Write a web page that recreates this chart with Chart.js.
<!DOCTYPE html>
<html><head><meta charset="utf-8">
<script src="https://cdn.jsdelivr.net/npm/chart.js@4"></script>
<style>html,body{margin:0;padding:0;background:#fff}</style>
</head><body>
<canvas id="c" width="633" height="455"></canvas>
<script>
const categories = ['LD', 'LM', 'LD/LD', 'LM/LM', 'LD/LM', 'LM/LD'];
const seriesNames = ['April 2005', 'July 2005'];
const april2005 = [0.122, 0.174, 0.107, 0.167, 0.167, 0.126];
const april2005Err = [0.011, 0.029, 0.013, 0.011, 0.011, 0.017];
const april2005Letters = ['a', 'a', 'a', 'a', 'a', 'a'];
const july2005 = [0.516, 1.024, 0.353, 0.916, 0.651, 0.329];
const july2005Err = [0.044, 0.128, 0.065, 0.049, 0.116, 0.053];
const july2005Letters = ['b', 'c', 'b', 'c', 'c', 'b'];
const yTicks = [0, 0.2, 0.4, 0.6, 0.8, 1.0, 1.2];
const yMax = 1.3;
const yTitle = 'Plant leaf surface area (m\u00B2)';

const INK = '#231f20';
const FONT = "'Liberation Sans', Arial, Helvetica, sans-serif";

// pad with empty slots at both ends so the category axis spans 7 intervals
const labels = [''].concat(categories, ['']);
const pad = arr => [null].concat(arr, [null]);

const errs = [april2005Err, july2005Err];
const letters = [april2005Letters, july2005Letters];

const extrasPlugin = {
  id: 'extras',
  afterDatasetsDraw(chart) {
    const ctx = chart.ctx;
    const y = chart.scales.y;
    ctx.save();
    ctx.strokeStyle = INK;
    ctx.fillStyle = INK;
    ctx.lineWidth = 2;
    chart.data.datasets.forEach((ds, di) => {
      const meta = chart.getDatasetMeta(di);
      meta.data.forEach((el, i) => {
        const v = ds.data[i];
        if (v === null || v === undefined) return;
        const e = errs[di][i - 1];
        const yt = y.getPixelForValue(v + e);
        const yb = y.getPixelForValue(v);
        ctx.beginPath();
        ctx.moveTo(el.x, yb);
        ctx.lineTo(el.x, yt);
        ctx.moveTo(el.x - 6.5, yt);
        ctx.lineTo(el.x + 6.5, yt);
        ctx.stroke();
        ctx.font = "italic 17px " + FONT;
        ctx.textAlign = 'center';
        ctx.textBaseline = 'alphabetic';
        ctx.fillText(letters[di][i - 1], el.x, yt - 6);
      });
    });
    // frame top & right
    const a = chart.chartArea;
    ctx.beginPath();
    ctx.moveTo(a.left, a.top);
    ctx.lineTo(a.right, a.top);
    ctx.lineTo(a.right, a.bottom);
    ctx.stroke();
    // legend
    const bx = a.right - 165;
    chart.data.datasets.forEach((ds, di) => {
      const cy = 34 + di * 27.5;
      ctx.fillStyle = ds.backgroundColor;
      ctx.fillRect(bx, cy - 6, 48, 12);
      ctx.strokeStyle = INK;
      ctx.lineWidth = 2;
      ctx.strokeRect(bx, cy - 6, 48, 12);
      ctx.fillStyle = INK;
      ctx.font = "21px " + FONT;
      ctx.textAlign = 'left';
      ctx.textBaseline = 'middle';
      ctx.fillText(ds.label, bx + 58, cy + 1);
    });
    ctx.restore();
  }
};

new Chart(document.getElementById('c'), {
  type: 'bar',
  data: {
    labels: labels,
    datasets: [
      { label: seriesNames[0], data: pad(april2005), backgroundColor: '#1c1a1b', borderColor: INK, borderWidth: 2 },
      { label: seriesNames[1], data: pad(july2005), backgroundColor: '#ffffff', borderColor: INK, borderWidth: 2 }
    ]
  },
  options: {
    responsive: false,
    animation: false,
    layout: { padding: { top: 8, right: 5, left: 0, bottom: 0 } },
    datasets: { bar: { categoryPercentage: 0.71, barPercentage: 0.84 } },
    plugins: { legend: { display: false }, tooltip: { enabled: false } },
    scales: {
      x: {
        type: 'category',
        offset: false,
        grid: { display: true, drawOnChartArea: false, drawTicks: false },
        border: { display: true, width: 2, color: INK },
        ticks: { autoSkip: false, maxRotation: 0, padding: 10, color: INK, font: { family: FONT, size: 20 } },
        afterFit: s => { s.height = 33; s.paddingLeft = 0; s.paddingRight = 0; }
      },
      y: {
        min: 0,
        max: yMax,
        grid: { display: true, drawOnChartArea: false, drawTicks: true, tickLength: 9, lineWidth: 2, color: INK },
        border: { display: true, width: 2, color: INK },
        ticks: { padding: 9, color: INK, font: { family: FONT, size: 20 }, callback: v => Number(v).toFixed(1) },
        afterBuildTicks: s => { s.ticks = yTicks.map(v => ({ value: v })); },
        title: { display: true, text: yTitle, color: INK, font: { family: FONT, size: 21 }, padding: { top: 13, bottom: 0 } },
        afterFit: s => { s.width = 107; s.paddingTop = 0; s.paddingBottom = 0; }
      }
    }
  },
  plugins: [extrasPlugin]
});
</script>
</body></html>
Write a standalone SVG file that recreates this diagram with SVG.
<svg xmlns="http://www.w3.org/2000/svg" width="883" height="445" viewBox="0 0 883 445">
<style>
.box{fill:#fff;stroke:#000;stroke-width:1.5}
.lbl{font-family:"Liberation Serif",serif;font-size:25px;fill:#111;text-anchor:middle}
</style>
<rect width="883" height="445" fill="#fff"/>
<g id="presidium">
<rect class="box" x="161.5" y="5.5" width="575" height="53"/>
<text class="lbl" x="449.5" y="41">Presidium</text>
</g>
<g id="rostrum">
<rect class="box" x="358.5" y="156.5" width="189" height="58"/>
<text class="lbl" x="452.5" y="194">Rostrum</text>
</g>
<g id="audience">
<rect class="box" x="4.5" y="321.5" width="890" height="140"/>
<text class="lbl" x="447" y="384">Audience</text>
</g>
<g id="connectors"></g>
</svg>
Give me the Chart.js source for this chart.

→ **What you will do**
Exactly reproduce all of the entries.

→ **Right answer**
Write a web page that recreates this chart with Chart.js.
<!DOCTYPE html>
<html><head><meta charset="utf-8">
<script src="https://cdn.jsdelivr.net/npm/chart.js@4"></script>
<style>html,body{margin:0;padding:0;background:#fff}</style>
</head><body>
<canvas id="c" width="633" height="455"></canvas>
<script>
const categories = ['LD', 'LM', 'LD/LD', 'LM/LM', 'LD/LM', 'LM/LD'];
const seriesNames = ['April 2005', 'July 2005'];
const april2005 = [0.122, 0.174, 0.107, 0.167, 0.167, 0.126];
const april2005Err = [0.011, 0.029, 0.013, 0.011, 0.011, 0.017];
const april2005Letters = ['a', 'a', 'a', 'a', 'a', 'a'];
const july2005 = [0.516, 1.024, 0.353, 0.916, 0.651, 0.329];
const july2005Err = [0.044, 0.128, 0.065, 0.049, 0.116, 0.053];
const july2005Letters = ['b', 'c', 'b', 'c', 'c', 'b'];
const yTicks = [0, 0.2, 0.4, 0.6, 0.8, 1.0, 1.2];
const yMax = 1.3;
const yTitle = 'Plant leaf surface area (m\u00B2)';

const INK = '#231f20';
const FONT = "'Liberation Sans', Arial, Helvetica, sans-serif";

// pad with empty slots at both ends so the category axis spans 7 intervals
const labels = [''].concat(categories, ['']);
const pad = arr => [null].concat(arr, [null]);

const errs = [april2005Err, july2005Err];
const letters = [april2005Letters, july2005Letters];

const extrasPlugin = {
  id: 'extras',
  afterDatasetsDraw(chart) {
    const ctx = chart.ctx;
    const y = chart.scales.y;
    ctx.save();
    ctx.strokeStyle = INK;
    ctx.fillStyle = INK;
    ctx.lineWidth = 2;
    chart.data.datasets.forEach((ds, di) => {
      const meta = chart.getDatasetMeta(di);
      meta.data.forEach((el, i) => {
        const v = ds.data[i];
        if (v === null || v === undefined) return;
        const e = errs[di][i - 1];
        const yt = y.getPixelForValue(v + e);
        const yb = y.getPixelForValue(v);
        ctx.beginPath();
        ctx.moveTo(el.x, yb);
        ctx.lineTo(el.x, yt);
        ctx.moveTo(el.x - 6.5, yt);
        ctx.lineTo(el.x + 6.5, yt);
        ctx.stroke();
        ctx.font = "italic 17px " + FONT;
        ctx.textAlign = 'center';
        ctx.textBaseline = 'alphabetic';
        ctx.fillText(letters[di][i - 1], el.x, yt - 6);
      });
    });
    // frame top & right
    const a = chart.chartArea;
    ctx.beginPath();
    ctx.moveTo(a.left, a.top);
    ctx.lineTo(a.right, a.top);
    ctx.lineTo(a.right, a.bottom);
    ctx.stroke();
    // legend
    const bx = a.right - 165;
    chart.data.datasets.forEach((ds, di) => {
      const cy = 34 + di * 27.5;
      ctx.fillStyle = ds.backgroundColor;
      ctx.fillRect(bx, cy - 6, 48, 12);
      ctx.strokeStyle = INK;
      ctx.lineWidth = 2;
      ctx.strokeRect(bx, cy - 6, 48, 12);
      ctx.fillStyle = INK;
      ctx.font = "21px " + FONT;
      ctx.textAlign = 'left';
      ctx.textBaseline = 'middle';
      ctx.fillText(ds.label, bx + 58, cy + 1);
    });
    ctx.restore();
  }
};

new Chart(document.getElementById('c'), {
  type: 'bar',
  data: {
    labels: labels,
    datasets: [
      { label: seriesNames[0], data: pad(april2005), backgroundColor: '#1c1a1b', borderColor: INK, borderWidth: 2 },
      { label: seriesNames[1], data: pad(july2005), backgroundColor: '#ffffff', borderColor: INK, borderWidth: 2 }
    ]
  },
  options: {
    responsive: false,
    animation: false,
    layout: { padding: { top: 8, right: 5, left: 0, bottom: 0 } },
    datasets: { bar: { categoryPercentage: 0.71, barPercentage: 0.84 } },
    plugins: { legend: { display: false }, tooltip: { enabled: false } },
    scales: {
      x: {
        type: 'category',
        offset: false,
        grid: { display: true, drawOnChartArea: false, drawTicks: false },
        border: { display: true, width: 2, color: INK },
        ticks: { autoSkip: false, maxRotation: 0, padding: 10, color: INK, font: { family: FONT, size: 20 } },
        afterFit: s => { s.height = 33; s.paddingLeft = 0; s.paddingRight = 0; }
      },
      y: {
        min: 0,
        max: yMax,
        grid: { display: true, drawOnChartArea: false, drawTicks: true, tickLength: 9, lineWidth: 2, color: INK },
        border: { display: true, width: 2, color: INK },
        ticks: { padding: 9, color: INK, font: { family: FONT, size: 20 }, callback: v => Number(v).toFixed(1) },
        afterBuildTicks: s => { s.ticks = yTicks.map(v => ({ value: v })); },
        title: { display: true, text: yTitle, color: INK, font: { family: FONT, size: 21 }, padding: { top: 13, bottom: 0 } },
        afterFit: s => { s.width = 107; s.paddingTop = 0; s.paddingBottom = 0; }
      }
    }
  },
  plugins: [extrasPlugin]
});
</script>
</body></html>
Write a standalone SVG file that recreates this diagram with SVG.
<svg xmlns="http://www.w3.org/2000/svg" width="883" height="445" viewBox="0 0 883 445">
<style>
.box{fill:#fff;stroke:#000;stroke-width:1.5}
.lbl{font-family:"Liberation Serif",serif;font-size:25px;fill:#111;text-anchor:middle}
</style>
<rect width="883" height="445" fill="#fff"/>
<g id="presidium">
<rect class="box" x="161.5" y="5.5" width="575" height="53"/>
<text class="lbl" x="449.5" y="41">Presidium</text>
</g>
<g id="rostrum">
<rect class="box" x="358.5" y="156.5" width="189" height="58"/>
<text class="lbl" x="452.5" y="194">Rostrum</text>
</g>
<g id="audience">
<rect class="box" x="4.5" y="321.5" width="890" height="140"/>
<text class="lbl" x="447" y="384">Audience</text>
</g>
<g id="connectors"></g>
</svg>
Give me the Chart.js source for this chart.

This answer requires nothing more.